Intrinsically disordered proteins (IDPs) lack a traditional three-dimensional structure or the so-called “native state fold,” unlike other structured proteins. IDPs, rather, exist in a dynamic ensemble in solution characterized by interchanging conformations. This inherent flexibility enables IDPs to perform diverse cellular functions, from signaling to regulation to molecular recognition, thereby playing important roles in molecular machines that include ribosomes, chromatin, nuclear pore transporters, cytoskeletal assembly, and phase-separated organelles. Because IDPs play a central role in several important biological pathways, pharmaceutical researchers have been trying to identify small-molecular ligands that target them. Finding such ligands, however, is not straightforward, because the structural characterization of IDPs is non-trivial. Even the residual structures in IDPs are difficult to characterize by routine structure determination techniques, including X-ray, cryo-EM, and NMR.

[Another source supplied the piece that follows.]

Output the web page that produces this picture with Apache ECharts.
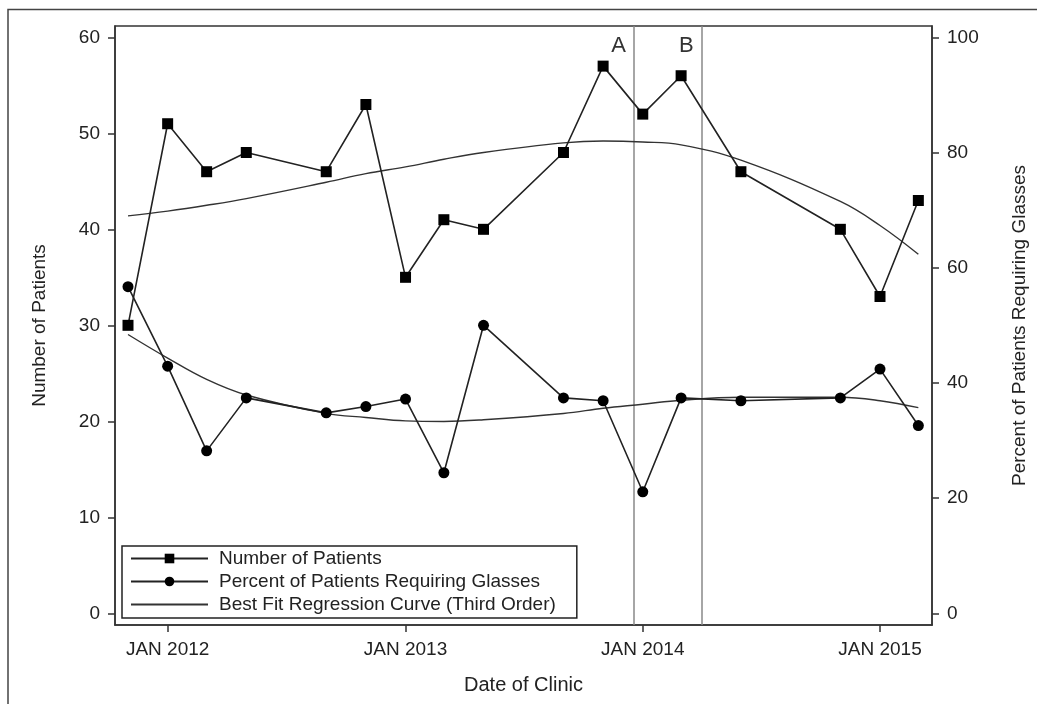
<!DOCTYPE html>
<html>
<head>
<meta charset="utf-8">
<title>Clinic patients and glasses</title>
<script src="https://cdn.jsdelivr.net/npm/echarts@6/dist/echarts.min.js"></script>
<style>
  html, body { margin: 0; padding: 0; background: #fff; }
  #chart { width: 1037px; height: 704px; }
</style>
</head>
<body>
<div id="chart"></div>
<script>
// clinic dates and readings
const clinicDates = [
  '2011-11-01', '2012-01-01', '2012-03-01', '2012-05-01', '2012-09-01', '2012-11-01',
  '2013-01-01', '2013-03-01', '2013-05-01', '2013-09-01', '2013-11-01', '2014-01-01',
  '2014-03-01', '2014-06-01', '2014-11-01', '2015-01-01', '2015-03-01'
]
const patients = [30, 51, 46, 48, 46, 53, 35, 41, 40, 48, 57, 52, 56, 46, 40, 33, 43]
const percentGlasses = [56.7, 42.9, 28.2, 37.4, 34.8, 35.9, 37.2, 24.4, 50, 37.4, 36.9, 21.1, 37.4, 36.9, 37.4, 42.4, 32.6]

// third order fits at the clinic dates
const patientsFit = [41.4, 41.9, 42.5, 43.2, 44.9, 45.8, 46.5, 47.3, 48.0, 49.0, 49.2, 49.1, 48.8, 47.2, 42.9, 40.4, 37.4]
const percentFit = [48.4, 44.3, 40.6, 37.9, 34.7, 34.0, 33.4, 33.3, 33.6, 34.7, 35.6, 36.3, 37.0, 37.5, 37.5, 36.9, 35.7]

const eventDates = ['2013-12-18', '2014-04-01']
const eventLabels = ['A', 'B']

const yearTicks = ['2012-01-01', '2013-01-01', '2014-01-01', '2015-01-01']
const patientTicks = [0, 10, 20, 30, 40, 50, 60]
const percentTicks = [0, 20, 40, 60, 80, 100]

const FIT_NAME = 'Best Fit Regression Curve (Third Order)'
const ts = d => Date.parse(d)
const font = 'Arial, "Liberation Sans", sans-serif'
const ink = '#222'

const chart = echarts.init(document.getElementById('chart'))

const option = {
  animation: false,
  backgroundColor: '#fff',
  textStyle: { fontFamily: font, color: ink },
  graphic: [
    {
      type: 'rect',
      shape: { x: 8, y: 9.5, width: 1040, height: 720 },
      style: { fill: 'none', stroke: '#444', lineWidth: 1.5 },
      silent: true,
    },
  ],
  grid: {
    left: 115,
    right: 104,
    top: 26,
    bottom: 79,
    show: true,
    borderColor: '#333',
    borderWidth: 1.5,
  },
  legend: {
    orient: 'vertical',
    left: 122,
    top: 546,
    padding: [3, 21, 4, 8],
    itemGap: 4,
    itemWidth: 77,
    itemHeight: 12,
    backgroundColor: '#fff',
    borderColor: '#222',
    borderWidth: 1.5,
    borderRadius: 0,
    textStyle: { fontSize: 19, lineHeight: 19, color: ink, fontFamily: font, padding: [0, 0, 0, 6] },
    data: [
      'Number of Patients',
      'Percent of Patients Requiring Glasses',
      { name: FIT_NAME, itemStyle: { opacity: 0 } },
    ],
  },
  xAxis: {
    type: 'value',
    min: ts('2011-10-12'),
    max: ts('2015-03-22'),
    name: 'Date of Clinic',
    nameLocation: 'middle',
    nameGap: 50,
    nameTextStyle: { fontSize: 20, color: ink },
    axisLine: { onZero: false, lineStyle: { color: '#333', width: 1.5 } },
    axisTick: { length: 7, lineStyle: { color: '#333', width: 1.5 }, customValues: yearTicks.map(ts) },
    axisLabel: {
      fontSize: 19,
      color: ink,
      margin: 15,
      customValues: yearTicks.map(ts),
      formatter: v => 'JAN ' + new Date(v).getUTCFullYear(),
    },
    splitLine: { show: false },
  },
  yAxis: [
    {
      type: 'value',
      min: -1.22,
      max: 61.18,
      name: 'Number of Patients',
      nameLocation: 'middle',
      nameGap: 66,
      nameTextStyle: { fontSize: 19, color: ink },
      axisLine: { show: true, onZero: false, lineStyle: { color: '#333', width: 1.5 } },
      axisTick: { show: true, length: 7, lineStyle: { color: '#333', width: 1.5 }, customValues: patientTicks },
      axisLabel: { fontSize: 19, color: ink, margin: 15, customValues: patientTicks },
      splitLine: { show: false },
    },
    {
      type: 'value',
      min: -2.03,
      max: 101.96,
      position: 'right',
      name: 'Percent of Patients Requiring Glasses',
      nameLocation: 'middle',
      nameGap: 78,
      nameTextStyle: { fontSize: 19, color: ink },
      axisLine: { show: true, onZero: false, lineStyle: { color: '#333', width: 1.5 } },
      axisTick: { show: true, length: 7, lineStyle: { color: '#333', width: 1.5 }, customValues: percentTicks },
      axisLabel: { fontSize: 19, color: ink, margin: 15, customValues: percentTicks },
      splitLine: { show: false },
    },
  ],
  series: [
    {
      name: 'Number of Patients',
      type: 'line',
      yAxisIndex: 0,
      data: clinicDates.map((d, i) => [ts(d), patients[i]]),
      symbol: 'rect',
      symbolSize: 11,
      lineStyle: { color: ink, width: 1.6 },
      itemStyle: { color: '#000' },
      z: 3,
      markLine: {
        silent: true,
        symbol: 'none',
        label: { show: false },
        lineStyle: { color: '#888', width: 1.5, type: 'solid' },
        data: eventDates.map(d => ({ xAxis: ts(d) })),
        z: 1,
      },
      markPoint: {
        silent: true,
        symbol: 'circle',
        symbolSize: 0,
        label: {
          show: true,
          position: 'inside',
          offset: [-15, 0],
          fontSize: 22,
          color: '#333',
          formatter: p => p.name,
        },
        data: eventDates.map((d, i) => ({ name: eventLabels[i], coord: [ts(d), 59.1] })),
      },
    },
    {
      name: 'Percent of Patients Requiring Glasses',
      type: 'line',
      yAxisIndex: 1,
      data: clinicDates.map((d, i) => [ts(d), percentGlasses[i]]),
      symbol: 'circle',
      symbolSize: 11,
      lineStyle: { color: ink, width: 1.6 },
      itemStyle: { color: '#000' },
      z: 3,
    },
    {
      name: FIT_NAME,
      type: 'line',
      yAxisIndex: 0,
      data: clinicDates.map((d, i) => [ts(d), patientsFit[i]]),
      smooth: 0.4,
      symbol: 'none',
      lineStyle: { color: '#333', width: 1.4 },
      itemStyle: { color: '#333' },
      z: 2,
    },
    {
      name: FIT_NAME,
      type: 'line',
      yAxisIndex: 1,
      data: clinicDates.map((d, i) => [ts(d), percentFit[i]]),
      smooth: 0.4,
      symbol: 'none',
      lineStyle: { color: '#333', width: 1.4 },
      itemStyle: { color: '#333' },
      z: 2,
    },
  ],
}

chart.setOption(option)
</script>
</body>
</html>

Other techniques that shed light on the flexibility of IDPs include measuring NMR relaxation parameters, chemical shift data, and translational diffusion. Diffusion measurements in solution, in particular, provide information about the compactness of a protein by linking diffusion coefficients with the hydrodynamic radii. NMR-based diffusion measurements have indeed allowed the successful characterization of IDPs of varied sizes, providing information about hydrophobic clusters and residual secondary structures. Unlike structured proteins, for which NMR experimental data are translated into three-dimensional models of proteins, for IDPs, the diffusion data are combined with the molecular dynamics (MD) pool of conformations to match the experimental and predicted relaxation rates.

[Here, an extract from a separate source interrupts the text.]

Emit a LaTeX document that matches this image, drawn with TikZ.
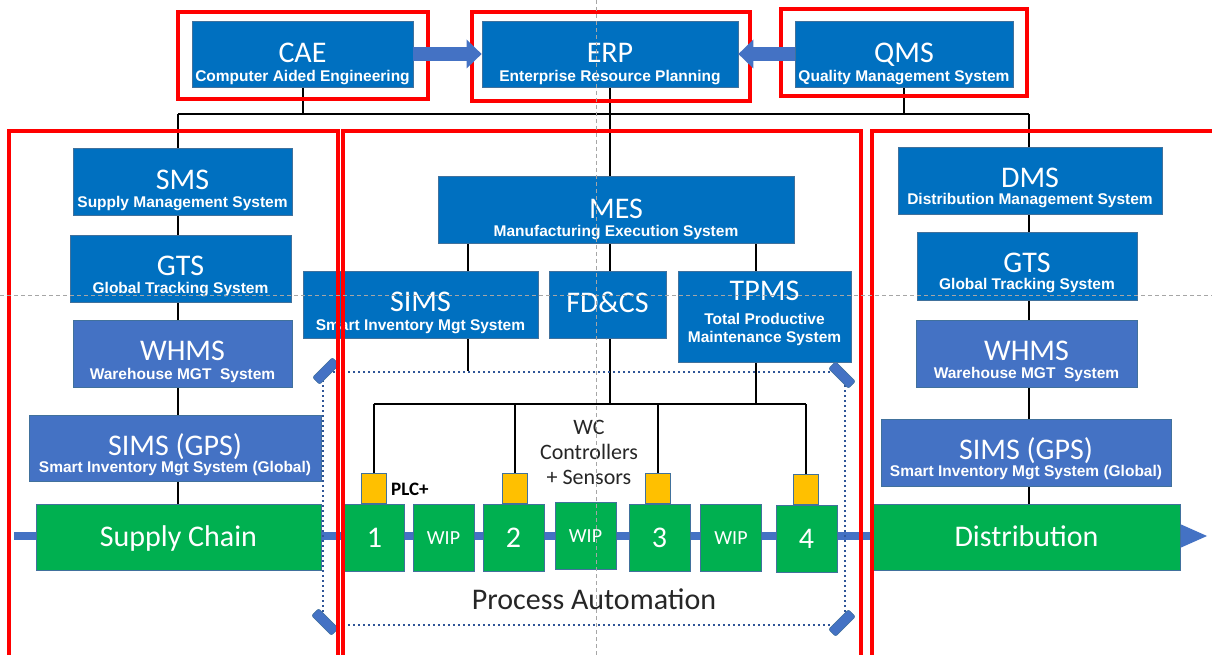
\documentclass[tikz,border=0pt]{standalone}
\usepackage{fontspec}
\setmainfont{Carlito}
\newfontfamily\subfont{Liberation Sans}
\usetikzlibrary{arrows.meta,backgrounds}

\definecolor{sysblue}{HTML}{0070C0}
\definecolor{midblue}{HTML}{4472C4}
\definecolor{edgeblue}{HTML}{41719C}
\definecolor{dotblue}{HTML}{2F5597}
\definecolor{cellgreen}{HTML}{00B050}
\definecolor{plcyellow}{HTML}{FFC000}
\definecolor{guidegray}{HTML}{A6A6A6}
\definecolor{inkgray}{HTML}{262626}

\tikzset{
	sysbox/.style={draw=edgeblue, line width=0.8pt, fill=sysblue, inner sep=0pt},
	whbox/.style={sysbox, fill=midblue},
	cellbox/.style={draw=edgeblue, line width=0.8pt, fill=cellgreen, inner sep=0pt, text=white, minimum width=61pt, minimum height=67pt, font=\fontsize{30}{32}\selectfont, text height=19pt, text depth=0pt},
	wipbox/.style={cellbox, font=\fontsize{20}{22}\selectfont, text height=13pt},
	plcbox/.style={draw=edgeblue, line width=0.8pt, fill=plcyellow, minimum width=25pt, minimum height=30pt, inner sep=0pt, anchor=south},
	systitle/.style={anchor=base, inner sep=0pt, text=white, font=\fontsize{30}{32}\selectfont},
	syssub/.style={anchor=base, inner sep=0pt, text=white, font=\subfont\bfseries\fontsize{15.5}{18}\selectfont},
	redframe/.style={draw=red, line width=3.3pt},
	wire/.style={draw=black, line width=2pt},
	flowline/.style={draw=midblue, line width=8pt, -{Triangle[length=27pt, width=24pt, line width=0pt]}},
	blockarrow/.style={draw=midblue, line width=14pt, -{Triangle[length=15pt, width=29pt, line width=0pt]}},
	cornertab/.style={fill=midblue, draw=edgeblue, line width=0.5pt, rounded corners=2pt, minimum width=28pt, minimum height=10pt, inner sep=0pt},
	dotframe/.style={draw=dotblue, line width=2pt, dash pattern=on 2pt off 3pt, inner sep=0pt},
	guide/.style={draw=guidegray, line width=1pt, dash pattern=on 4pt off 3pt}
}

\begin{document}
\begin{tikzpicture}[x=1pt, y=-1pt]
	\useasboundingbox (0,0) rectangle (1212,655);

	% enterprise level
	\node[sysbox, minimum width=221pt, minimum height=66pt] (cae) at (302.5,54) {};
	\node[systitle] (cae-t) at ([yshift=-42pt]cae.north) {CAE};
	\node[syssub] (cae-s) at ([yshift=-61pt]cae.north) {Computer Aided Engineering};
	\node[sysbox, minimum width=256pt, minimum height=66pt] (erp) at (610,54) {};
	\node[systitle] (erp-t) at ([yshift=-42pt]erp.north) {ERP};
	\node[syssub] (erp-s) at ([yshift=-61pt]erp.north) {Enterprise Resource Planning};
	\node[sysbox, minimum width=218pt, minimum height=66pt] (qms) at (904,54) {};
	\node[systitle] (qms-t) at ([yshift=-42pt]qms.north) {QMS};
	\node[syssub] (qms-s) at ([yshift=-61pt]qms.north) {Quality Management System};

	% supply chain column
	\node[sysbox, minimum width=219pt, minimum height=67pt] (sms) at (182.5,181.5) {};
	\node[systitle] (sms-t) at ([yshift=-42pt]sms.north) {SMS};
	\node[syssub] (sms-s) at ([yshift=-60pt]sms.north) {Supply Management System};
	\node[sysbox, minimum width=221pt, minimum height=67pt] (gts-l) at (180.5,268.5) {};
	\node[systitle] (gts-l-t) at ([yshift=-41pt]gts-l.north) {GTS};
	\node[syssub] (gts-l-s) at ([yshift=-59pt]gts-l.north) {Global Tracking System};
	\node[whbox, minimum width=219pt, minimum height=67pt] (whms-l) at (182.5,353.5) {};
	\node[systitle] (whms-l-t) at ([yshift=-41pt]whms-l.north) {WHMS};
	\node[syssub] (whms-l-s) at ([yshift=-60pt]whms-l.north) {Warehouse MGT\ \ System};
	\node[whbox, minimum width=292pt, minimum height=66pt] (gps-l) at (175,448) {};
	\node[systitle] (gps-l-t) at ([yshift=-41pt]gps-l.north) {SIMS (GPS)};
	\node[syssub] (gps-l-s) at ([yshift=-58pt]gps-l.north) {Smart Inventory Mgt System (Global)};
	\node[cellbox, minimum width=285pt, minimum height=66pt] (supply) at (178.5,537) {Supply Chain};

	% distribution column
	\node[sysbox, minimum width=264pt, minimum height=67pt] (dms) at (1030,180.5) {};
	\node[systitle] (dms-t) at ([yshift=-41pt]dms.north) {DMS};
	\node[syssub] (dms-s) at ([yshift=-58pt]dms.north) {Distribution Management System};
	\node[sysbox, minimum width=220pt, minimum height=68pt] (gts-r) at (1027,266) {};
	\node[systitle] (gts-r-t) at ([yshift=-41pt]gts-r.north) {GTS};
	\node[syssub] (gts-r-s) at ([yshift=-58pt]gts-r.north) {Global Tracking System};
	\node[whbox, minimum width=221pt, minimum height=67pt] (whms-r) at (1026.5,353.5) {};
	\node[systitle] (whms-r-t) at ([yshift=-41pt]whms-r.north) {WHMS};
	\node[syssub] (whms-r-s) at ([yshift=-59pt]whms-r.north) {Warehouse MGT\ \ System};
	\node[whbox, minimum width=290pt, minimum height=67pt] (gps-r) at (1026,452.5) {};
	\node[systitle] (gps-r-t) at ([yshift=-41pt]gps-r.north) {SIMS (GPS)};
	\node[syssub] (gps-r-s) at ([yshift=-58pt]gps-r.north) {Smart Inventory Mgt System (Global)};
	\node[cellbox, minimum width=307pt, minimum height=66pt] (distrib) at (1026.5,537) {Distribution};

	% manufacturing level
	\node[sysbox, minimum width=356pt, minimum height=67pt] (mes) at (616,209.5) {};
	\node[systitle] (mes-t) at ([yshift=-43pt]mes.north) {MES};
	\node[syssub] (mes-s) at ([yshift=-61pt]mes.north) {Manufacturing Execution System};
	\node[sysbox, minimum width=235pt, minimum height=67pt] (sims-m) at (420.5,304.5) {};
	\node[systitle] (sims-m-t) at ([yshift=-41pt]sims-m.north) {SIMS};
	\node[syssub] (sims-m-s) at ([yshift=-60pt]sims-m.north) {Smart Inventory Mgt System};
	\node[sysbox, minimum width=117pt, minimum height=67pt] (fdcs) at (607.5,304.5) {};
	\node[systitle] (fdcs-t) at ([yshift=-42pt]fdcs.north) {FD\&CS};
	\node[sysbox, minimum width=173pt, minimum height=91pt] (tpms) at (764.5,316.5) {};
	\node[systitle] (tpms-t) at ([yshift=-30pt]tpms.north) {TPMS};
	\node[syssub] (tpms-s1) at ([yshift=-54pt]tpms.north) {Total Productive};
	\node[syssub] (tpms-s2) at ([yshift=-72pt]tpms.north) {Maintenance System};

	% work cells
	\node[dotframe, minimum width=522pt, minimum height=253pt] (pa) at (584,498.5) {};
	\node[cornertab, rotate=45] (tab-nw) at ([xshift=4pt]pa.north west) {};
	\node[cornertab, rotate=-45] (tab-ne) at ([xshift=-4pt, yshift=-4pt]pa.north east) {};
	\node[cornertab, rotate=-45] (tab-sw) at ([xshift=3pt, yshift=4pt]pa.south west) {};
	\node[cornertab, rotate=45] (tab-se) at ([xshift=-4pt, yshift=3pt]pa.south east) {};

	\node[cellbox, minimum width=60pt] (cell-1) at (374.5,537.5) {1};
	\node[wipbox] (wip-1) at (443.5,537.5) {WIP};
	\node[cellbox] (cell-2) at (513.5,537.5) {2};
	\node[wipbox] (wip-2) at (585.5,536) {WIP};
	\node[cellbox] (cell-3) at (659.5,537.5) {3};
	\node[wipbox] (wip-3) at (731,537.5) {WIP};
	\node[cellbox] (cell-4) at (806.5,538.5) {4};

	\node[plcbox] (plc-1) at ([xshift=-1pt]cell-1.north) {};
	\node[plcbox] (plc-2) at ([xshift=1pt]cell-2.north) {};
	\node[plcbox] (plc-3) at ([xshift=-2pt]cell-3.north) {};
	\node[plcbox] (plc-4) at ([xshift=-1pt]cell-4.north) {};
	\node[anchor=base west, inner sep=0pt, font=\bfseries\fontsize{19}{21}\selectfont] (plc-label) at (391,495) {PLC+};

	\node[align=center, anchor=north, inner sep=0pt, text=inkgray, font=\fontsize{22}{25}\selectfont] (wc-label) at (589,420) {WC\\Controllers\\+ Sensors};
	\node[anchor=base, inner sep=0pt, text=inkgray, font=\fontsize{30}{32}\selectfont] (pa-label) at (594,609) {Process Automation};

	% connectors behind the boxes
	\begin{scope}[on background layer]
		\fill[white] (0,0) rectangle (1212,655);
		\coordinate (flow-start) at (14,536);
		\coordinate (flow-end) at (1207,536);
		\draw[flowline] (flow-start) -- (flow-end);

		\coordinate (lcol) at (178,114);
		\coordinate (rcol) at (1029,114);
		\draw[wire] (lcol) -- (rcol);
		\draw[wire] (lcol) -- (lcol |- supply.north);
		\draw[wire] (rcol) -- (rcol |- distrib.north);
		\draw[wire] (cae.south) -- (cae.south |- lcol);
		\draw[wire] (qms.south) -- (qms.south |- rcol);

		\coordinate (cbus) at (372,404);
		\coordinate (sims-tap) at (468,243);
		\coordinate (tpms-tap) at (756,243);
		\draw[wire] (erp.south) -- (erp.south |- cbus);
		\draw[wire] (sims-tap) -- (sims-tap |- pa.north);
		\draw[wire] (tpms-tap) -- (tpms-tap |- cbus);
		\draw[wire] (plc-1.north |- cbus) -- (plc-4.north |- cbus);
		\draw[wire] (plc-1.north |- cbus) -- (plc-1.north);
		\draw[wire] (plc-2.north |- cbus) -- (plc-2.north);
		\draw[wire] (plc-3.north |- cbus) -- (plc-3.north);
		\draw[wire] (plc-4.north |- cbus) -- (plc-4.north);
	\end{scope}

	% scope frames
	\node[redframe, minimum width=250pt, minimum height=87pt] (cae-frame) at (303,55.5) {};
	\node[redframe, minimum width=278pt, minimum height=89pt] (erp-frame) at (611,56.5) {};
	\node[redframe, minimum width=246pt, minimum height=87pt] (qms-frame) at (904,52.5) {};
	\draw[redframe] (9,660) -- (9,131) -- (338,131) -- (338,660);
	\draw[redframe] (343,660) -- (343,131) -- (861,131) -- (861,660);
	\draw[redframe] (872,660) -- (872,131) -- (1215,131);

	\draw[blockarrow] (cae.east) -- (erp.west);
	\draw[blockarrow] (qms.west) -- (erp.east);

	% guides
	\coordinate (guide-n) at (596,0);
	\coordinate (guide-s) at (596,655);
	\coordinate (guide-w) at (0,295);
	\coordinate (guide-e) at (1212,295);
	\draw[guide] (guide-n) -- (guide-s);
	\draw[guide] (guide-w) -- (guide-e);
\end{tikzpicture}
\end{document}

In a study titled “Using NMR diffusion data to validate MD models of disordered proteins: Test case of N-terminal tail of histone H4” Skrynnikov and co-workers used the translational diffusion coefficient (obtained by NMR-based measurements) to validate the MD-simulated models of IDPs. The authors used the N-terminal tail of the histone H4 protein, which plays an important role in regulating gene transcription and chromatin restructure and remodeling, as a test case for this study. The authors found that the predicted values of diffusion coefficient, as obtained from the mean-square displacement of the peptide in the MD simulations, are largely determined by the viscosity of the MD water (which was also reinvestigated as a part of the study). The authors also discuss the issues in predicting translational diffusion coefficients for MD conformations, the corrections that need to be applied, issues with corrections, and applications of these empirical methods to IDPs. The first-principle approach used in this study for direct determination of the translation diffusion coefficient from MD simulations may provide a benchmark for further studies in IDPs.